The other day I was out on the W&OD trail for a six mile walk. I started at the 23.5 marker at Dominion Station in Sterling and headed east. The sky was clear and the air a bit warm and I took it a bit slow. Nothing much was on my mind except getting the miles in and keeping the weight off -- I'd had a few chocolate bars the previous days, breaking my two per week target. But if you don't eat chocolate, why live, right?

I dashed across Sterling Blvd ahead of cars going way to fast. When I slowed at the little rise on the other side I saw the empty plastic water bottle. A few yards down the trail I saw another one. And another one. Then a energy drink can and a Gatorade bottle.
The trail of them kept going. I started to count them and think back to when I was a kid, probably 10 or 11 years old. In New York back in the 1970s the city government had instituted a five cent deposit on bottles and cans. Turn the stuff in and you got a nickel each. Turn in twenty bottles and cans and a kid whose allowance was just 35 cents a week could walk away with a dollar. Turn in more, and earn more.

Guess what I did. I hunted bottles and cans with a friend of mine like crazy. And not just me; a whole bunch of people collected bottles and cans for the deposit and you know what? The streets of Staten Island (the part of NYC where I lived) didn't have too many cans or bottles in the gutters and bushes. Like the ol' prospector Yosemite Sam told Bugs Bunny: "There's gold in them thar hills." Gold for me was a pile of Coke and Pepsi cans and soda bottles.

There's no deposit on bottles and cans in Virginia, D.C. or in Maryland.

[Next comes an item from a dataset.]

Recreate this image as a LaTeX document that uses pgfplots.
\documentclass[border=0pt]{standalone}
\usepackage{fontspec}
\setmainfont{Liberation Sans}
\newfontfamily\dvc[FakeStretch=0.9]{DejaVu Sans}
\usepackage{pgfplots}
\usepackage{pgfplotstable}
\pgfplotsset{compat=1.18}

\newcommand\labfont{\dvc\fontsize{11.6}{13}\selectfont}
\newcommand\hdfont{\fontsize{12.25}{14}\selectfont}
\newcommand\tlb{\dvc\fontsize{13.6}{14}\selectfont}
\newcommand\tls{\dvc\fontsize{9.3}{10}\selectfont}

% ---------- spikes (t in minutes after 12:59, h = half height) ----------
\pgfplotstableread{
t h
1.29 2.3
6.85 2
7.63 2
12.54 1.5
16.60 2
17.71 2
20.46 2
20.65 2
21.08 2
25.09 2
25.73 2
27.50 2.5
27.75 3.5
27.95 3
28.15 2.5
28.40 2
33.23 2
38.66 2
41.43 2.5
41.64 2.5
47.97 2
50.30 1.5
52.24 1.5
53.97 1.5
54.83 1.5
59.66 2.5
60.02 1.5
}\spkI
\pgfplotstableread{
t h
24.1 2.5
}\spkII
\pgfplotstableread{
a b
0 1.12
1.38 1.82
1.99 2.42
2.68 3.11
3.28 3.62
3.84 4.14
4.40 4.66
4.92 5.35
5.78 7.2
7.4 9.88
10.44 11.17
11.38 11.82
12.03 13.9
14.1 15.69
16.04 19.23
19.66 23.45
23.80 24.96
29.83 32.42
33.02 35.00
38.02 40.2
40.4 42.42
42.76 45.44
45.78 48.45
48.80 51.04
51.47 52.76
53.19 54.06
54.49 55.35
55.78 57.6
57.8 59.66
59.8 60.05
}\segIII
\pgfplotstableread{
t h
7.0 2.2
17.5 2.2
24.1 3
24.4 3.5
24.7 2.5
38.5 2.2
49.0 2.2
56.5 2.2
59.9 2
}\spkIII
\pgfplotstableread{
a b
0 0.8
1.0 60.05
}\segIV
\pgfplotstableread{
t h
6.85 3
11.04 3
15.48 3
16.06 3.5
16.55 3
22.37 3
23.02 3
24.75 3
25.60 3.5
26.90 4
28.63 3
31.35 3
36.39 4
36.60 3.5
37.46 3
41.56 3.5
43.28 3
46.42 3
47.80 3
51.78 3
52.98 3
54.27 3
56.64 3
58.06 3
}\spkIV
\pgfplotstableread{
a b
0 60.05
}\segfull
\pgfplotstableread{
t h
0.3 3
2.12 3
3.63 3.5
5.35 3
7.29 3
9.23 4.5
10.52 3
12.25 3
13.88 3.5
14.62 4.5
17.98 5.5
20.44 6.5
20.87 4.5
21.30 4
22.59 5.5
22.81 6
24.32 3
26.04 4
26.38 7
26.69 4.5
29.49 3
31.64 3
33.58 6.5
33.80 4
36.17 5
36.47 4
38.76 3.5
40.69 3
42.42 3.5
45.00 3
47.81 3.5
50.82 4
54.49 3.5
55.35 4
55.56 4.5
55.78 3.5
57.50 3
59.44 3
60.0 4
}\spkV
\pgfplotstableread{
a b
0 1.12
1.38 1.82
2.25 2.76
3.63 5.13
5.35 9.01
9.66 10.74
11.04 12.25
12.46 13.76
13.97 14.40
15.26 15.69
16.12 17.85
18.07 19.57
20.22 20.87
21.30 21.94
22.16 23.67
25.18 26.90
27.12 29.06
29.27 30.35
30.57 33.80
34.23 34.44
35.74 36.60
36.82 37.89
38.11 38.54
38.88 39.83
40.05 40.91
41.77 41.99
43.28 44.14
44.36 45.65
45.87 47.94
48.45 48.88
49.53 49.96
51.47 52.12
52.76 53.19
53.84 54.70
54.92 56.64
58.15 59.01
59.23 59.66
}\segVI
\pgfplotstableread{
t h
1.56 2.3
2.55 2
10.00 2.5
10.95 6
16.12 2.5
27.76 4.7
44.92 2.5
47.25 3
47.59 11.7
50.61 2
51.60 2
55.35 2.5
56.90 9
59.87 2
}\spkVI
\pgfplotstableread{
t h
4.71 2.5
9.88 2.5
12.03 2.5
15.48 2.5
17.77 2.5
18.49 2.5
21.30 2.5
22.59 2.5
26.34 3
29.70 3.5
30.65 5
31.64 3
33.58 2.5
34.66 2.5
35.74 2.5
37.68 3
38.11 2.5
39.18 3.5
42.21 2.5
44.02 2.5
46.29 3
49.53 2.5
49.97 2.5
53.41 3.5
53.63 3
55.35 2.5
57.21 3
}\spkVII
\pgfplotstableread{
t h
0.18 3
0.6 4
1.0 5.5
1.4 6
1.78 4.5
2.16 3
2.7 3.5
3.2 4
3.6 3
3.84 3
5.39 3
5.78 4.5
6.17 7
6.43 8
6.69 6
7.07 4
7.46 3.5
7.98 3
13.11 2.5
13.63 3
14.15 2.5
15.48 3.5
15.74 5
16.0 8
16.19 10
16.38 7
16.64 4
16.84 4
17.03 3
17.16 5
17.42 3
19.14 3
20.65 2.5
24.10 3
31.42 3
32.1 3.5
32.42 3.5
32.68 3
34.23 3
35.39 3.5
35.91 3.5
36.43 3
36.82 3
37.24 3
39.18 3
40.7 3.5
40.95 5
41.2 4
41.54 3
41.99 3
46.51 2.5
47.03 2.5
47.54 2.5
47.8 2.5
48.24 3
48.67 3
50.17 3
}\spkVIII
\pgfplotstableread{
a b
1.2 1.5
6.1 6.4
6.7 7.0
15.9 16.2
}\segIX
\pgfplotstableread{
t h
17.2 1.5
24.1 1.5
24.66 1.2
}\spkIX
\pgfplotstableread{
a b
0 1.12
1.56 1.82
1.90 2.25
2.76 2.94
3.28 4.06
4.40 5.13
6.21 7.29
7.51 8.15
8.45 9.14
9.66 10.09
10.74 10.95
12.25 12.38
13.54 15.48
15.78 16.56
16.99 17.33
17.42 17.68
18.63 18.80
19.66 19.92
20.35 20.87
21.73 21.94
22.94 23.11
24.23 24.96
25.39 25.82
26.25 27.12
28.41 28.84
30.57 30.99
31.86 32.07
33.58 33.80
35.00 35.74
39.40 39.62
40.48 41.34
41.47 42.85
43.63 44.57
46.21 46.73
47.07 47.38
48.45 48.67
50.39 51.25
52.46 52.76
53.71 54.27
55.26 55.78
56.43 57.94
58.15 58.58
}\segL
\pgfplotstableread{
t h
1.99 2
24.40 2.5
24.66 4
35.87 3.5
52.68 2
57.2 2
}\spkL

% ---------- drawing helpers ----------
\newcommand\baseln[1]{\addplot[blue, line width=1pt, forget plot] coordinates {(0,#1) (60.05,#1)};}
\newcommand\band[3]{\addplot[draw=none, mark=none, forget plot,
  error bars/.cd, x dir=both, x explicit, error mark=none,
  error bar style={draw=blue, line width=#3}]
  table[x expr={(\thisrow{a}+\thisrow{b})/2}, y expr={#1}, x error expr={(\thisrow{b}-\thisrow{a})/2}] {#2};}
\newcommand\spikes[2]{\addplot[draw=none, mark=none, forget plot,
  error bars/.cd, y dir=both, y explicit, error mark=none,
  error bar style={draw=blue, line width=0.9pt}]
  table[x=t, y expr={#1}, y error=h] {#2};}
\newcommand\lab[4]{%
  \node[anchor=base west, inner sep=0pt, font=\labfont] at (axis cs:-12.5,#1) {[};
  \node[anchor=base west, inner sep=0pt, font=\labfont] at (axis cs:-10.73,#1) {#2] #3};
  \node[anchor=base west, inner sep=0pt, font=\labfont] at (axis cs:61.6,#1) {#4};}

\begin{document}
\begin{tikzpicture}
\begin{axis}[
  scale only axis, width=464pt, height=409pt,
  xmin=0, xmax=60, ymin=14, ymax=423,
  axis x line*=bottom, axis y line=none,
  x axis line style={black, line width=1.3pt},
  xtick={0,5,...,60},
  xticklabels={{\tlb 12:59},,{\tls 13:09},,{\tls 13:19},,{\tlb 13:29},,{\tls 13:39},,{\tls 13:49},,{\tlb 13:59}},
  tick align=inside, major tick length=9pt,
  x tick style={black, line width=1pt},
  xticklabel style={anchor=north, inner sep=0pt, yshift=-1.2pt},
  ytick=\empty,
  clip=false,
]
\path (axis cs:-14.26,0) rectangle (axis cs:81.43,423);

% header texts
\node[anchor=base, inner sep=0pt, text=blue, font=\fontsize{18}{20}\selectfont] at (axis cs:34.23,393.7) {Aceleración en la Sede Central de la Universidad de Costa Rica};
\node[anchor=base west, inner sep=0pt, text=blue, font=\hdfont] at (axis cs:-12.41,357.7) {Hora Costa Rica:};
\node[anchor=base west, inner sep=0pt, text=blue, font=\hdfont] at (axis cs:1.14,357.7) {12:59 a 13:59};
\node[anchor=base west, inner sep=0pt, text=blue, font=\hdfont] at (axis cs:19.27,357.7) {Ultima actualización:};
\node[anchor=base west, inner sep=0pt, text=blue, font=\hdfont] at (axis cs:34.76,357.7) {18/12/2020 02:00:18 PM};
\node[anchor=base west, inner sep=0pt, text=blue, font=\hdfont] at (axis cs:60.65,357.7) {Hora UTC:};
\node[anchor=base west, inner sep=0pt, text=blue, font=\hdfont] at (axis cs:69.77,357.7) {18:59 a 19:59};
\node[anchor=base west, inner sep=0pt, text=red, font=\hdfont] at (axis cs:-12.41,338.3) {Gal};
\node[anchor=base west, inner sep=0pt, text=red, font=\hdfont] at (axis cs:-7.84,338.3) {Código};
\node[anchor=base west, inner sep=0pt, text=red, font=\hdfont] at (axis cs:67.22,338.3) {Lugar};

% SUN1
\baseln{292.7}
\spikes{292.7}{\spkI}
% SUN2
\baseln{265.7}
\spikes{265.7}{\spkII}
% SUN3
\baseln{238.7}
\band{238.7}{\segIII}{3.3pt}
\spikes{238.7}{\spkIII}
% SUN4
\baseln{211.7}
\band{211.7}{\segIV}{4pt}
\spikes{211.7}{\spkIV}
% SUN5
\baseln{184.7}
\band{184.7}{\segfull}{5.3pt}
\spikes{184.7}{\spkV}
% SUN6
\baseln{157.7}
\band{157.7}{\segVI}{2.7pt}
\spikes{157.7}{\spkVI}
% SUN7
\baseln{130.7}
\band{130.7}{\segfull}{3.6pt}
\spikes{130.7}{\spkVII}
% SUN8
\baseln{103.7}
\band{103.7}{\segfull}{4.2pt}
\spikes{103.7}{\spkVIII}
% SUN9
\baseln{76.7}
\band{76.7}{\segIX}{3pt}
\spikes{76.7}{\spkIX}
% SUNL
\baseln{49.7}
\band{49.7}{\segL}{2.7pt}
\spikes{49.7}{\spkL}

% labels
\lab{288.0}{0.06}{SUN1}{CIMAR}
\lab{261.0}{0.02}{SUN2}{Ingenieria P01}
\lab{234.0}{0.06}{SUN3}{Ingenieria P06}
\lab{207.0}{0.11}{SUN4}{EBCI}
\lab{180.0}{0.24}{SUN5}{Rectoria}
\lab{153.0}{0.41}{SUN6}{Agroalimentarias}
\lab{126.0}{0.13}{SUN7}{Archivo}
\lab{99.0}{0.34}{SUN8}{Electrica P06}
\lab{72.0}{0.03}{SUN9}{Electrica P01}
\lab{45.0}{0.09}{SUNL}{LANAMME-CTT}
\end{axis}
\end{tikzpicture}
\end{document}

For a quick review of why check out this column by Marc Fisher in The Washington Post.
A couple of summers ago, I was vacationing with my family in Ocean City, MD. I had a great time in the water, on the beach and the boardwalk. I don't know how many water bottles and beer cans I picked up on the beach that day and carried the endless distance of about 40 feet to the blue barrel trash cans, but I carried more than one. I wonder if a deposit law was in effect in Maryland that fewer bottles and cans would be on the beach, and in the ocean.

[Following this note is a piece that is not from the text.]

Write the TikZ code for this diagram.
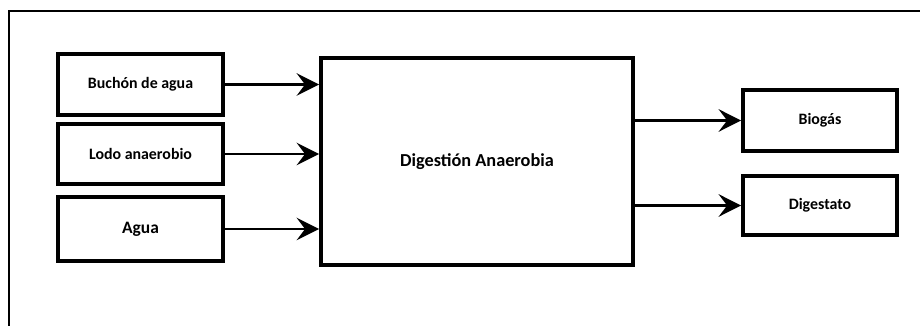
\documentclass[tikz,border=0pt]{standalone}
\usepackage{fontspec}
\setmainfont{Carlito}
\usetikzlibrary{arrows.meta}

\begin{document}
\begin{tikzpicture}[x=0.025cm,y=-0.025cm,
    caja/.style={draw,line width=2.6pt,inner sep=0pt,
      font=\bfseries\fontsize{11.3}{13}\selectfont},
    flecha/.style={line width=2pt,
      -{Stealth[length=16pt,width=16pt,inset=6pt]}}]
  \useasboundingbox (0,0) rectangle (920,326);
  % marco
  \draw[line width=2pt] (9,332) |- (926,11);
  % entradas
  \node[caja,minimum width=4.125cm,minimum height=1.525cm] (buchon) at (140.5,84.5) {Buchón de agua};
  \node[caja,minimum width=4.125cm,minimum height=1.5cm] (lodo) at (140.5,154) {Lodo anaerobio};
  \node[caja,minimum width=4.125cm,minimum height=1.6cm,
    font=\bfseries\fontsize{12.4}{14}\selectfont] (agua) at (140.5,229) {Agua};
  % reactor
  \node[caja,minimum width=7.8cm,minimum height=5.175cm,
    font=\bfseries\fontsize{13}{15}\selectfont] (digestion) at (477,161.5) {Digestión Anaerobia};
  % salidas
  \node[caja,minimum width=3.85cm,minimum height=1.525cm] (biogas) at (820,120.5) {Biogás};
  \node[caja,minimum width=3.85cm,minimum height=1.475cm] (digestato) at (820,205.5) {Digestato};
  \foreach \n in {buchon,lodo,agua}
    \draw[flecha] (\n.east) -- (\n.east -| digestion.west);
  \foreach \n in {biogas,digestato}
    \draw[flecha] (digestion.east |- \n.west) -- (\n.west);
\end{tikzpicture}
\end{document}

I also remember seeing a few guys who looked homeless while in Ocean City. Where they stayed is anyone's guess. How they survived is also anyone's guess. I'm pretty sure that if Maryland had a bottle deposit law that these guys would have combed the beach like a kid looking for the perfect shell. We'd have had a cleaner beach and a healthier ocean.

Five cents each. How much could it be? That brings me back to the W&OD. I counted 215 bottles and cans on my six mile round trip. That would be $10.75. If I were 12 years old in 1974 that would have been enough money for practically a summer's worth of chocolate milk shakes, a few movies -- something, a lot of somethings.

Or for a person without income, living on the street, panhandling for money for food, $10.75 would buy a pretty long list of groceries:

1 pound box of spaghetti -- $1.00
1 pound of bread (generic) $1.49
4 cans of tuna fish $4.00
1 gallon of milk 3.29
1 Hershey bar (Wal-Mart) 50 cents

Quite a nutritious shopping list (candy bar notwithstanding, but hey, it's chocolate) from a nickel deposit.

Not to mention the increased beauty of the W&OD, the Ocean City beach, and just about every other place we'd like to keep nice.